NEW YORK (GenomeWeb) – Seeking to stay on top of the rapid accumulation of biomedical data and the need for bioinformaticians to become more efficient, the National Institutes of Health today issued a five-year strategic plan for data science. The agency also said it would hire its first chief data strategist.
"[The] NIH must weave its existing data science efforts into the larger data ecosystem and fully intends to take advantage of current and emerging data management and technological expertise, computational platforms, and tools available from the commercial sector through a variety of innovative public-private partnerships," the agency said.
Genomics research is a major driver of this decision, the NIH noted, adding, "By 2025, the total amount of genomics data alone is expected to equal or exceed totals from the three other major producers of large amounts of data: astronomy, YouTube, and Twitter."
The agency also said that the growth of biomedical databases has created massive inefficiencies, citing a 2016 survey from CrowdFlower that found that data scientists spent 80 percent of their work time collecting and organizing data rather than analyzing it.

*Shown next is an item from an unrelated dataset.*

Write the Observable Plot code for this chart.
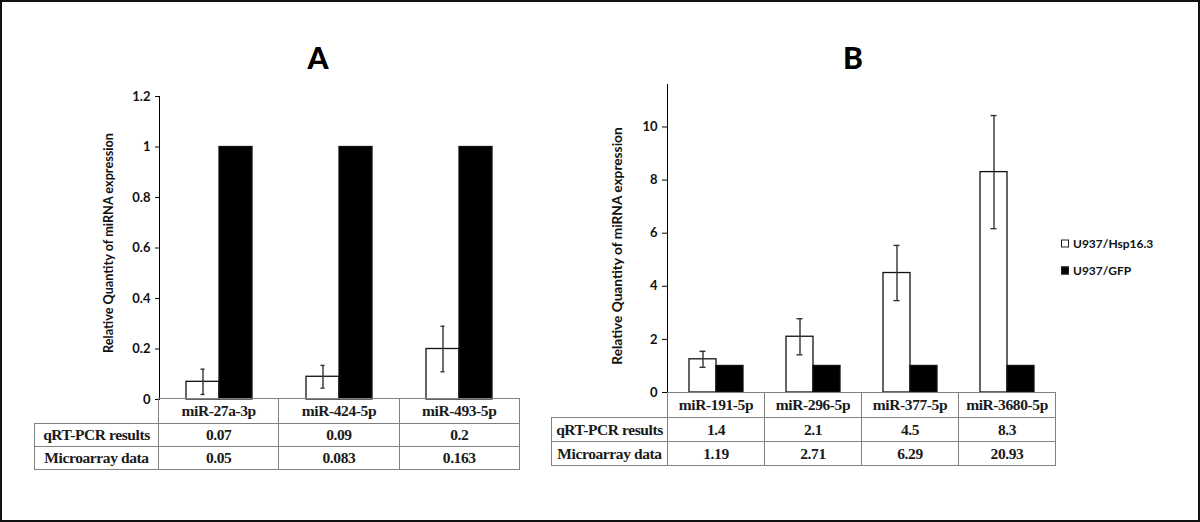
<!DOCTYPE html>
<html>
<head>
<meta charset="utf-8">
<script src="https://cdn.jsdelivr.net/npm/d3@7"></script>
<script src="https://cdn.jsdelivr.net/npm/@observablehq/plot@0.6"></script>
<style>
  html, body { margin: 0; padding: 0; background: #fff; }
  #root { position: relative; width: 1200px; height: 522px; overflow: hidden; background: #fff; }
  #frame { position: absolute; left: 0; top: 0; width: 1200px; height: 522px; box-sizing: border-box; border: 2px solid #111; pointer-events: none; }
  .abs { position: absolute; }
  .title { font-family: "Lato", "DejaVu Sans", sans-serif; font-weight: 900; font-size: 30px; color: #000; transform: translate(-50%, -50%); line-height: 1; }
  .ylab { font-family: "Lato", sans-serif; font-weight: bold; color: #111; white-space: nowrap; transform: translate(-50%, -50%) rotate(-90deg); line-height: 1; }
  table.dt { border-collapse: collapse; table-layout: fixed; font-family: "Liberation Serif", "Times New Roman", serif; font-size: 15.5px; font-weight: bold; color: #1a1a1a; }
  table.dt td { border: 1px solid #808080; text-align: center; vertical-align: middle; padding: 0; white-space: nowrap; letter-spacing: -0.4px; }
  table.dt td.empty { border: none; }
  .leg { font-family: "Lato", sans-serif; font-weight: bold; font-size: 12px; color: #111; display: flex; align-items: center; transform: translateY(-50%); }
  .leg .box { width: 6px; height: 6px; border: 1px solid #222; margin-right: 4px; }
  svg g[aria-label="y-axis tick"] { stroke: #888; }
  svg g[aria-label="y-axis tick label"] { font-weight: bold; fill: #111; }
</style>
</head>
<body>
<div id="root"></div>
<script>
// ---------- data ----------
const seriesNames = ["U937/Hsp16.3", "U937/GFP"];
const rowLabels = ["qRT-PCR results", "Microarray data"];

const catsA = ["miR-27a-3p", "miR-424-5p", "miR-493-5p"];
const hspA = [0.07, 0.09, 0.2];
const gfpA = [1, 1, 1];
const errA = [0.05, 0.045, 0.09];
const qrtA = ["0.07", "0.09", "0.2"];
const microA = ["0.05", "0.083", "0.163"];
const yTicksA = [0, 0.2, 0.4, 0.6, 0.8, 1, 1.2];

const catsB = ["miR-191-5p", "miR-296-5p", "miR-377-5p", "miR-3680-5p"];
const hspB = [1.25, 2.1, 4.5, 8.3];
const gfpB = [1, 1, 1, 1];
const errB = [0.3, 0.68, 1.04, 2.13];
const qrtB = ["1.4", "2.1", "4.5", "8.3"];
const microB = ["1.19", "2.71", "6.29", "20.93"];
const yTicksB = [0, 2, 4, 6, 8, 10];

const yLabel = "Relative Quantity of miRNA expression";

// ---------- helpers ----------
const root = document.getElementById("root");

function buildRows(cats, hsp, gfp, err) {
  const rows = [];
  cats.forEach((c, i) => {
    rows.push({cat: c, series: seriesNames[0], value: hsp[i], err: err[i]});
    rows.push({cat: c, series: seriesNames[1], value: gfp[i], err: null});
  });
  return rows;
}

function panel(cfg) {
  const rows = buildRows(cfg.cats, cfg.hsp, cfg.gfp, cfg.err);
  const errRows = rows.filter(d => d.err != null);
  const chart = Plot.plot({
    width: cfg.width, height: cfg.height,
    marginLeft: cfg.marginLeft, marginRight: cfg.marginRight,
    marginTop: cfg.marginTop, marginBottom: cfg.marginBottom,
    style: {background: "transparent", fontFamily: "Lato, sans-serif", fontSize: "13px", overflow: "visible"},
    fx: {domain: cfg.cats, padding: 0, axis: null, label: null},
    x: {domain: seriesNames, paddingInner: 0, paddingOuter: 0.77, axis: null},
    y: {domain: cfg.domain, ticks: cfg.ticks, tickFormat: d3.format("~g"), tickSize: cfg.tickSize, tickPadding: 5, line: true, label: null},
    color: {domain: seriesNames, range: ["white", "black"]},
    marks: [
      Plot.barY(rows, {fx: "cat", x: "series", y: "value", fill: "series", stroke: "#111", strokeWidth: 1.3}),
      Plot.ruleX(errRows, {fx: "cat", x: "series", y1: d => d.value - d.err, y2: d => d.value + d.err, stroke: "#333", strokeWidth: 1.4}),
      Plot.tickY(errRows, {fx: "cat", x: "series", y: d => d.value - d.err, stroke: "#333", strokeWidth: 1.4, insetLeft: cfg.capInset, insetRight: cfg.capInset}),
      Plot.tickY(errRows, {fx: "cat", x: "series", y: d => d.value + d.err, stroke: "#333", strokeWidth: 1.4, insetLeft: cfg.capInset, insetRight: cfg.capInset})
    ]
  });
  const wrap = document.createElement("div");
  wrap.className = "abs";
  wrap.style.left = cfg.left + "px";
  wrap.style.top = cfg.top + "px";
  wrap.appendChild(chart);
  root.appendChild(wrap);
}

function table(cfg) {
  const t = document.createElement("table");
  t.className = "dt abs";
  t.style.left = cfg.left + "px";
  t.style.top = cfg.top + "px";
  t.style.width = (cfg.labelW + cfg.colW * cfg.cats.length) + "px";
  const cg = document.createElement("colgroup");
  [cfg.labelW, ...cfg.cats.map(() => cfg.colW)].forEach(w => {
    const c = document.createElement("col"); c.style.width = w + "px"; cg.appendChild(c);
  });
  t.appendChild(cg);
  const lines = [["", ...cfg.cats], [rowLabels[0], ...cfg.qrt], [rowLabels[1], ...cfg.micro]];
  lines.forEach((ln, r) => {
    const tr = document.createElement("tr");
    tr.style.height = cfg.rowH[r] + "px";
    ln.forEach((txt, j) => {
      const td = document.createElement("td");
      td.textContent = txt;
      if (r === 0 && j === 0) td.className = "empty";
      tr.appendChild(td);
    });
    t.appendChild(tr);
  });
  root.appendChild(t);
}

function text(cls, txt, x, y, extra) {
  const d = document.createElement("div");
  d.className = "abs " + cls;
  d.textContent = txt;
  d.style.left = x + "px";
  d.style.top = y + "px";
  Object.assign(d.style, extra || {});
  root.appendChild(d);
}

// ---------- panel A ----------
panel({cats: catsA, hsp: hspA, gfp: gfpA, err: errA, domain: [0, 1.2], ticks: yTicksA,
  left: 0, top: 0, width: 530, height: 400, marginLeft: 158, marginRight: 11, marginTop: 96, marginBottom: 1,
  tickSize: 4, capInset: 14.5});
table({cats: catsA, qrt: qrtA, micro: microA, left: 34, top: 398, labelW: 124, colW: 120.3, rowH: [25, 23, 23]});
text("title", "A", 318, 57);
text("ylab", yLabel, 108, 243, {fontSize: "12.7px"});

// ---------- panel B ----------
panel({cats: catsB, hsp: hspB, gfp: gfpB, err: errB, domain: [0, 11.6], ticks: yTicksB,
  left: 540, top: 0, width: 530, height: 393, marginLeft: 127, marginRight: 15, marginTop: 84, marginBottom: 1,
  tickSize: 5, capInset: 10.5});
table({cats: catsB, qrt: qrtB, micro: microB, left: 551, top: 392, labelW: 116, colW: 97, rowH: [25, 24, 24]});
text("title", "B", 853, 57);
text("ylab", yLabel, 617, 246, {fontSize: "13.7px"});

// ---------- legend ----------
seriesNames.forEach((s, i) => {
  const d = document.createElement("div");
  d.className = "abs leg";
  d.style.left = "1061px";
  d.style.top = (243 + i * 27) + "px";
  const b = document.createElement("div");
  b.className = "box";
  b.style.background = i === 0 ? "#fff" : "#000";
  d.appendChild(b);
  const sp = document.createElement("span");
  sp.textContent = s;
  d.appendChild(sp);
  root.appendChild(d);
});

const fr = document.createElement("div");
fr.id = "frame";
root.appendChild(fr);
</script>
</body>
</html>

"The generation of most biomedical data is highly distributed and is accomplished mainly by individual scientists or relatively small groups of researchers," the NIH plan stated. "Moreover, data also exist in a wide variety of formats, which complicates the ability of researchers to find and use biomedical research data generated by others and creates the need for extensive data 'cleaning.'"
In a bid to address these challenges, the new plan has five broad goals: to support an efficient biomedical research data infrastructure; to promote the modernization of the data ecosystem; to promote advanced data management, analytics, and visualization technologies; to support workforce development; and to create policies that lead to sustainability of the other steps.
While some preliminary work is already underway, the NIH expects to begin implementation of the strategic plan over the next 12 months. The agency said it would "continue to seek community input" throughout the implementation and indicated that the plan likely will require "frequent course corrections" as technology and data needs evolve.